Rogers Beats Estimates as Canada Population Boom Drives Wireless Growth

Rogers Communications Inc. beat analysts’ estimates for revenue and profit as Canada’s strong population growth gave another boost to its wireless division. The shares rose as much as 3.4% in Toronto.

(Bloomberg) — Rogers Communications Inc. beat analysts’ estimates for revenue and profit as Canada’s strong population growth gave another boost to its wireless division. The shares rose as much as 3.4% in Toronto. 

The country’s largest wireless provider earned C$1.09 a share on an adjusted basis in the first quarter, better than Wall Street and Bay Street forecasts for 95 Canadian cents. 

The company added 95,000 postpaid wireless subscribers during the quarter, about 44% more than during the year-earlier period. Rogers said it also enjoyed growth in roaming revenue, as Covid-19 was less of a barrier to Canadians’ travel plans this year.

The numbers don’t include any benefit from Rogers’ deal for Shaw Communications Inc., which closed earlier this month. 

Revenue in Rogers’ cable division fell 2%. Chief Executive Officer Tony Staffieri said the company intends to turn that around. “Every one of our businesses needs and will be a growth business,” Staffieri told analysts Wednesday. “Within cable, that really comes from regaining market share.” 

Shaw Savings

Rogers is in the early stages of absorbing Shaw, a cable TV and internet provider that it bought for about C$20 billion ($14.7 billion) in one of the largest-ever acquisitions of a Canadian company.

The contentious deal took two years to complete, and the companies were forced to sell most of Shaw’s wireless business for less than C$3 billion to beat back an antitrust case. They finally won approval from the Canadian government in March, with a number of conditions attached on jobs and network investment. 

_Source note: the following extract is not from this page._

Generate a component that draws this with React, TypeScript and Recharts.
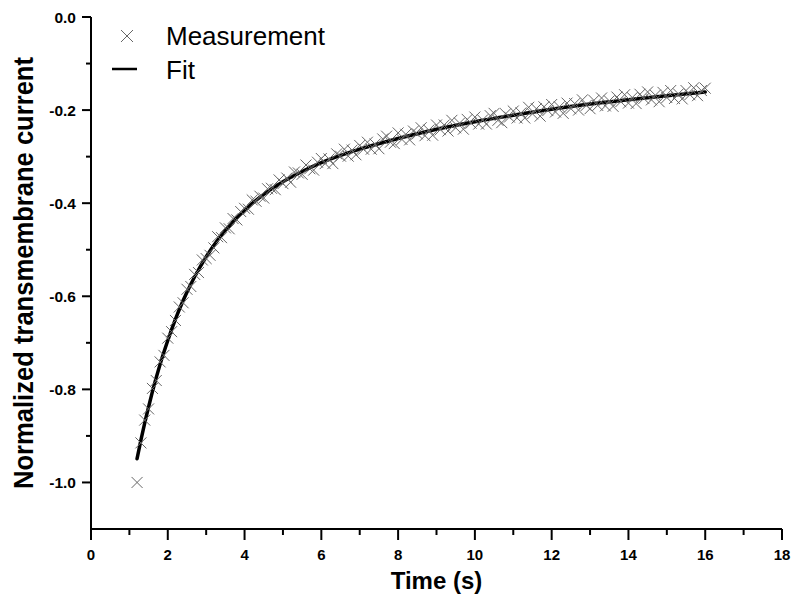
import React from 'react';
import { ComposedChart, Scatter, Line, XAxis, YAxis, Legend } from 'recharts';

const measTime = [
  1.2, 1.3, 1.4, 1.5, 1.6, 1.7, 1.8, 1.9, 2.0, 2.1, 2.2, 2.3, 2.4, 2.5, 2.6, 2.7, 2.8, 2.9, 3.0, 3.1,
  3.2, 3.3, 3.4, 3.5, 3.6, 3.7, 3.8, 3.9, 4.0, 4.1, 4.2, 4.3, 4.4, 4.5, 4.6, 4.7, 4.8, 4.9, 5.0, 5.1,
  5.2, 5.3, 5.4, 5.5, 5.6, 5.7, 5.8, 5.9, 6.0, 6.1, 6.2, 6.3, 6.4, 6.5, 6.6, 6.7, 6.8, 6.9, 7.0, 7.1,
  7.2, 7.3, 7.4, 7.5, 7.6, 7.7, 7.8, 7.9, 8.0, 8.1, 8.2, 8.3, 8.4, 8.5, 8.6, 8.7, 8.8, 8.9, 9.0, 9.1,
  9.2, 9.3, 9.4, 9.5, 9.6, 9.7, 9.8, 9.9, 10.0, 10.1, 10.2, 10.3, 10.4, 10.5, 10.6, 10.7, 10.8, 10.9, 11.0, 11.1,
  11.2, 11.3, 11.4, 11.5, 11.6, 11.7, 11.8, 11.9, 12.0, 12.1, 12.2, 12.3, 12.4, 12.5, 12.6, 12.7, 12.8, 12.9, 13.0, 13.1,
  13.2, 13.3, 13.4, 13.5, 13.6, 13.7, 13.8, 13.9, 14.0, 14.1, 14.2, 14.3, 14.4, 14.5, 14.6, 14.7, 14.8, 14.9, 15.0, 15.1,
  15.2, 15.3, 15.4, 15.5, 15.6, 15.7, 15.8, 15.9, 16.0,
];

const measValue = [
  -1.0, -0.915, -0.866, -0.842, -0.798, -0.781, -0.741, -0.727, -0.69, -0.676, -0.652, -0.623, -0.614, -0.585, -0.579, -0.553, -0.549, -0.522, -0.519, -0.512,
  -0.496, -0.472, -0.474, -0.453, -0.455, -0.433, -0.436, -0.418, -0.411, -0.413, -0.393, -0.396, -0.385, -0.389, -0.369, -0.368, -0.371, -0.35, -0.358, -0.346,
  -0.355, -0.333, -0.335, -0.338, -0.318, -0.326, -0.329, -0.312, -0.304, -0.315, -0.305, -0.315, -0.294, -0.299, -0.284, -0.299, -0.286, -0.296, -0.276, -0.284,
  -0.269, -0.284, -0.273, -0.283, -0.262, -0.256, -0.269, -0.272, -0.249, -0.263, -0.252, -0.264, -0.245, -0.251, -0.238, -0.255, -0.243, -0.254, -0.232, -0.242,
  -0.232, -0.245, -0.222, -0.238, -0.228, -0.241, -0.22, -0.228, -0.215, -0.23, -0.221, -0.23, -0.212, -0.207, -0.222, -0.227, -0.208, -0.215, -0.202, -0.217,
  -0.206, -0.217, -0.194, -0.208, -0.197, -0.213, -0.193, -0.201, -0.188, -0.204, -0.193, -0.207, -0.185, -0.197, -0.186, -0.2, -0.178, -0.19, -0.197, -0.179,
  -0.19, -0.174, -0.191, -0.18, -0.192, -0.172, -0.182, -0.167, -0.185, -0.173, -0.186, -0.166, -0.175, -0.161, -0.178, -0.168, -0.182, -0.162, -0.173, -0.158,
  -0.175, -0.165, -0.176, -0.158, -0.167, -0.152, -0.169, -0.158, -0.153,
];

const fitTime = [1.2, 1.3, 1.4, 1.5, 1.6, 1.8, 2.0, 2.2, 2.4, 2.6, 2.8, 3.0, 3.3, 3.6, 4.0, 4.5, 5.0, 5.5, 6.0, 7.0, 8.0, 9.0, 10.0, 11.0, 12.0, 13.0, 14.0, 15.0, 16.0];
const fitValue = [-0.949, -0.909, -0.872, -0.838, -0.805, -0.746, -0.695, -0.649, -0.609, -0.574, -0.543, -0.515, -0.479, -0.449, -0.415, -0.381, -0.354, -0.332, -0.313, -0.284, -0.261, -0.241, -0.225, -0.211, -0.198, -0.187, -0.178, -0.169, -0.161];

const xTicks = [0, 1, 2, 3, 4, 5, 6, 7, 8, 9, 10, 11, 12, 13, 14, 15, 16, 17, 18];
const yTicks = [0, -0.1, -0.2, -0.3, -0.4, -0.5, -0.6, -0.7, -0.8, -0.9, -1.0];

const seriesNames = ['Measurement', 'Fit'];
const xTitle = 'Time (s)';
const yTitle = 'Normalized transmembrane current';

const measData = measTime.map((t, i) => ({ t, v: measValue[i] }));
const fitData = fitTime.map((t, i) => ({ t, v: fitValue[i] }));

const FONT = '"Liberation Sans", Arial, sans-serif';
const MARK = '#666666';

const Cross = (props: any) => {
  const { cx, cy } = props;
  if (cx == null || cy == null) return null;
  const s = 5.5;
  return (
    <g stroke={MARK} strokeWidth={1}>
      <line x1={cx - s} y1={cy - s} x2={cx + s} y2={cy + s} />
      <line x1={cx - s} y1={cy + s} x2={cx + s} y2={cy - s} />
    </g>
  );
};

const XTick = (props: any) => {
  const { x, y, payload } = props;
  const v = payload.value;
  const major = Math.round(v) % 2 === 0;
  return (
    <g>
      <line x1={x} x2={x} y1={y} y2={y + (major ? 11 : 6)} stroke="#000" strokeWidth={2} />
      {major && (
        <text x={x} y={y + 25} textAnchor="middle" dominantBaseline="central" fontFamily={FONT} fontWeight="bold" fontSize={15} fill="#000">
          {String(v)}
        </text>
      )}
    </g>
  );
};

const YTick = (props: any) => {
  const { x, y, payload } = props;
  const v = payload.value;
  const major = Math.round(Math.abs(v) * 10) % 2 === 0;
  return (
    <g>
      <line x1={x - (major ? 9 : 5)} x2={x} y1={y} y2={y} stroke="#000" strokeWidth={2} />
      {major && (
        <text x={x - 15} y={y} textAnchor="end" dominantBaseline="central" fontFamily={FONT} fontWeight="bold" fontSize={15.5} fill="#000">
          {v.toFixed(1)}
        </text>
      )}
    </g>
  );
};

const YLabel = (props: any) => {
  const vb = props.viewBox || { x: 0, y: 17, width: 91, height: 512 };
  const cx = vb.x + 33;
  const cy = vb.y + vb.height / 2;
  return (
    <text
      x={cx}
      y={cy}
      transform={`rotate(-90, ${cx}, ${cy})`}
      textAnchor="middle"
      fontFamily={FONT}
      fontWeight="bold"
      fontSize={27}
      textLength={432}
      lengthAdjust="spacingAndGlyphs"
      fill="#000"
    >
      {yTitle}
    </text>
  );
};

const LegendContent = () => (
  <svg width={260} height={80} style={{ display: 'block' }}>
    <g stroke={MARK} strokeWidth={1}>
      <line x1={16} y1={12} x2={28} y2={24} />
      <line x1={16} y1={24} x2={28} y2={12} />
    </g>
    <text x={61} y={27} fontFamily={FONT} fontSize={26} fill="#000">{seriesNames[0]}</text>
    <line x1={7} x2={32} y1={51} y2={51} stroke="#000" strokeWidth={2.5} />
    <text x={61} y={61} fontFamily={FONT} fontSize={26} fill="#000">{seriesNames[1]}</text>
  </svg>
);

export default function App() {
  return (
    <div style={{ position: 'absolute', left: 0, top: 0, width: 800, height: 603, background: '#fff' }}>
      <ComposedChart width={800} height={603} margin={{ top: 17, right: 18, bottom: 0, left: 0 }}>
        <XAxis
          dataKey="t"
          type="number"
          domain={[0, 18]}
          ticks={xTicks}
          interval={0}
          allowDataOverflow
          height={74}
          axisLine={{ stroke: '#000', strokeWidth: 2 }}
          tickLine={false}
          tickSize={0}
          tickMargin={0}
          tick={<XTick />}
          label={{ value: xTitle, position: 'insideBottom', offset: 14, fontFamily: FONT, fontWeight: 'bold', fontSize: 24, fill: '#000' }}
        />
        <YAxis
          dataKey="v"
          type="number"
          domain={[-1.1, 0]}
          ticks={yTicks}
          interval={0}
          allowDataOverflow
          width={91}
          axisLine={{ stroke: '#000', strokeWidth: 2 }}
          tickLine={false}
          tickSize={0}
          tickMargin={0}
          tick={<YTick />}
          label={<YLabel />}
        />
        <Legend
          layout="vertical"
          align="center"
          verticalAlign="middle"
          content={<LegendContent />}
          wrapperStyle={{ position: 'absolute', left: 105, top: 18, width: 260, height: 80 }}
        />
        <Scatter name={seriesNames[0]} data={measData} dataKey="v" shape={<Cross />} isAnimationActive={false} />
        <Line
          name={seriesNames[1]}
          data={fitData}
          dataKey="v"
          type="monotone"
          stroke="#000"
          strokeWidth={3.5}
          strokeLinecap="round"
          dot={false}
          activeDot={false}
          isAnimationActive={false}
        />
      </ComposedChart>
    </div>
  );
}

Read more: Canada’s Population Grows by Over 1 Million for First Time

Since the transaction closed April 3, Staffieri and his management team have been busy. They’ve announced a deal to take over BAI Communications’ Canadian unit, which holds the rights to provide wireless service in Toronto’s subway, with a promise to upgrade it. 

The CEO also made management changes, appointing former Shaw executive Zoran Stakic as chief transformation officer and hiring Navdeep Bains, a former cabinet minister in Prime Minister Justin Trudeau’s government, as chief corporate affairs officer. 

But Staffieri faces pressure to spend on networks and customer service while also pruning costs, in order to cut down the huge debt Rogers added to acquire Shaw. Moody’s Investors Service, S&P Global Ratings and Fitch have all placed the firm at their lowest investment grade rating. 

S&P said the decision to finance the Shaw deal almost entirely with borrowed money “represents a significant departure from more conservative financial policies that had supported our ratings on the company.” But Staffieri said in an interview with Bloomberg News earlier this month that he sees no need for Rogers to sell assets, and it will be able to cut its leverage ratio quickly and grow its cash flow. 

The company didn’t make any changes to the financial guidance it released on March 31. Company executives said they’re sticking to the target of finding C$1 billion in synergies from the Shaw merger, to come through through a combination of job cuts and savings on media content and other expenses.